In Destiny, Fritz Lang uses innovative effects and hints at the unique style which he develops in his transition movie M. Douglas Banks bought the screening rights in the US and used its Persian extracts in his own movie, Thief of Baghdad.

 

7. Der Golem – The Golem (Paul Wegener & Henrik Galeen, 1915)

The Golem (1915)

Again a love story but this time a sinister one. The Golem is directed by Galeen and Wegener who also play the leading roles. It tells the story of a man who buys a clay Golem statue and brings it to life. However, when the Golem falls in love with the man’s wife is rejected by her, he becomes brutally out of control.

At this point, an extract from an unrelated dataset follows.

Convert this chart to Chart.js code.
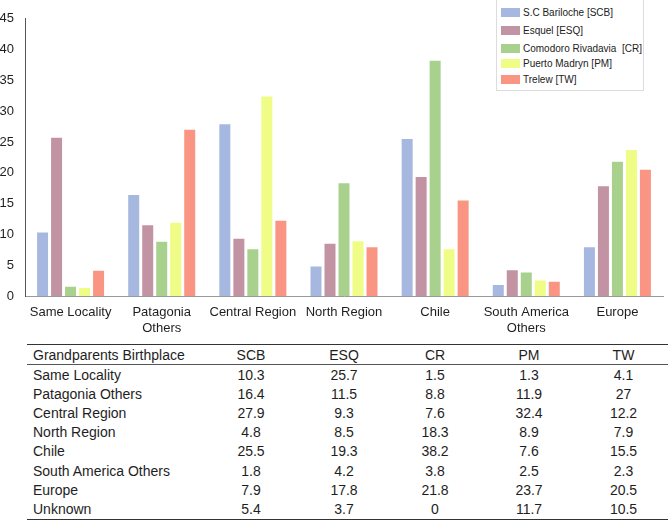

Inspired by an ancient Jewish tale, The Golem has overtones of Frankenstein with its changes of character depicted in emotional ways. The film is set in a German village in which buildings and houses are made of mud-bricks; but all the streets seem endless and all the houses have disturbing shapes and surprising curves. The setting is designed to prepare us for the bitter ending of the movie.

 

6. Der Letzte Mann – The Last Laugh (F. W. Murnau, 1924)

The Last Laugh (1924)

This is the first film on the list that is not a horror movie. The Last Laugh, written by one of the pioneers German Expressionism, Carl Mayer, starring the well-known German actor Emil Jannings and directed by the talented but ill-fated Friedrich Wilhelm Murnau, tells the story of a doorman of a great hotel. The film has nearly no intertitles and those that Murnau chose not to add do not convey dialogue. It focuses on life of a middle-class citizen in the post-war period. As an important film of German Expressionism, The Last Laugh also is featured within Kammerspielfilm ecole.

In the film, the poor, old doorman played by Jannings is demoted to washroom attendant in the hotel. He seems dogged by misfortune – even to the point that as the film was about to end on a touch of hope the writer/director iintervenes via an intertitle and changes his life completely. With its innovative, maybe even revolutionary style, The Last Laugh is a great example of F. W. Murnau’s talent and imagination. It is considered the movie which made him famous and paved the way for his move to Hollywood.